Rising to prominence after the resurgence in garage rock led by the Strokes, Yeah Yeah Yeahs have never really enjoyed the limelight quite as much as their fellow New Yorkers. Still, with three well-received studio albums the Yeah Yeah Yeahs are a band who have consistently grown in breadth and depth, and here Brixton finds them at the top of their game.
The Yeah Yeah Yeahs start with ‘Runaway’ whilst big, round eyeballs and what looks like an oversized Japanese shadow puppet float behind the curtain.
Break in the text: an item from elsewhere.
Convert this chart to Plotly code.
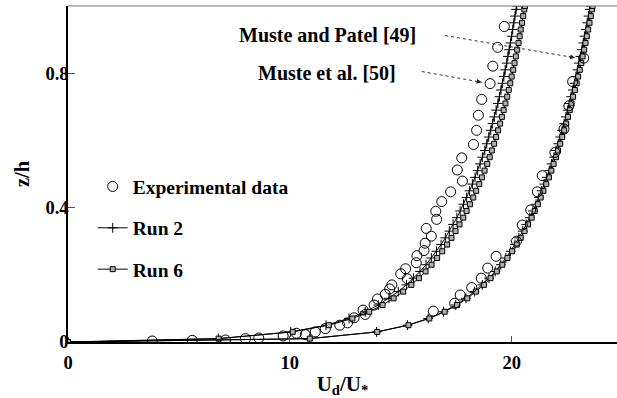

As the song builds to a crescendo, the curtain falls and the puppet is actually a beaming Karen O with false stick arms attached, wearing a pseudo-samurai helmet and pirouetting about the stage, a colourful pop-art dress billowing and swirling around her.
One of the reasons Karen O is such a captivating frontwoman is that she seems to genuinely relish being on stage, jumping around with a fantastical array of costumes at her disposal, including the fan’s favourite, the headdress made from dayglo hands. Karen keeps a packed Brixton academy entranced, whilst drummer Brian Sitek smiles beatifically as she works the crowd into a frenzy with masterful stagecraft.
The Yeah Yeah Yeahs perform a mix of material, including several first album treats such as ‘Black Tongue’, ‘Pin’ and ‘Y Control’, as well as a rousing ‘Cheated Hearts’ and ‘Gold Lion’ from Show Your Bones. One of the oversized eyeballs bounces round the crowd for ‘Zero’, before leather-clad Karen O demands it back: “I’ve had it with that fucking eyeball man, it’s starting to stress me out!”.
With the eyeball back in its socket, she induces a feverish disco-bop with ‘Heads Will Roll’, and finishes the set serenely with an acoustic version of ‘Maps’. For the encore, she makes like a crab and fellates the microphone during ‘Art Star’, before leading the band through an incendiary ‘Date With The Night’.
Although the noughties may not have produced any clear-cut, era-defining musical movement, one thing is for certain; Karen O is this decade’s musical heroine.